Diamond recognized an egotistical, bitch-ass man when she saw one. It had only been fifteen years since she got up the courage to dispose of her own after living in a tortured hell for ten years. Her elite ‘diamonds’ were very skilled at entertaining customers such as Nathan…
Good morning. *Yawn, stretch, rubs tired eyes* Yesterday my baby girl turned three years old! Her nanna had bought her a pretty pink princess dress with matching princess shoes and she had been waiting patiently (or as patiently as a two year old can) for two months to wear them. “You have to wait until your birthday comes to wear your princess dress,” I had to remind her – at least once a week. Yesterday was the day. She woke up ready. Came downstairs, ate her breakfast and once she finished she dashed back upstairs to put on her princess dress. Princess Yehudi proceeded to enjoy the rest of her birthday in style…
Three years is a long time. And Yehudi has grown – a lot. I didn’t realize how fast she was beginning to develop her own personality so fast. I should have took notes when I was pregnant with her because she had her own mind, even then. In the womb she was bossy. Dictated what I would eat and when. Dominated my sleep patterns and positions. Physically assaulted my ribs from the inside, hahaha.
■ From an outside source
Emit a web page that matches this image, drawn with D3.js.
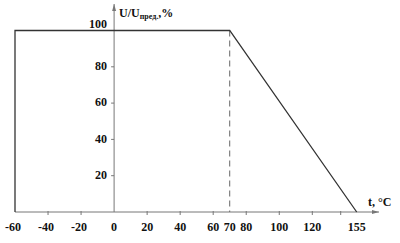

I can laugh now but I wasn’t laughing then. We didn’t want to know her gender until she was born so everyone tried guessing based on the shape and positioning of my stomach. Even strangers waiting at red lights stopped to yell across the street and predict what gender baby I was carrying. She had fun tricking people. She even dictated my delivery.
When I went into labor it was normal for my fifth child. Contractions began speeding up in frequency and intensity while my body aches increased dramatically. By the time we arrived at the hospital I had enough strength to walk in and sit down in the first wheelchair that was within reach. Anticipating the cooling relief of an epidural my daughter played one her final jokes before arriving. While lying on the labor room bed and waiting for my epidural this little lady decides to karate kick my water bag AND dilate my cervix to the full 10 centimeters! Yup, no epidural for me. Then she practically delivered herself because she wasn’t waiting for anybody. Luckily the nurses were there to “catch” her as she, for her final joke before birth, showed me what the ring of fire really meant. Heh, Heh. Again, I can laugh now but I wasn’t laughing then.
She is definitely her own person. And that makes me smile sometimes. Other times it causes mounds of frustration because she doesn’t want to do what she has to do or what she is told to do. I see her laughing and blazing her own trails as a beautiful young woman and I pray I have the fortitude to allow her the flexibility to do so.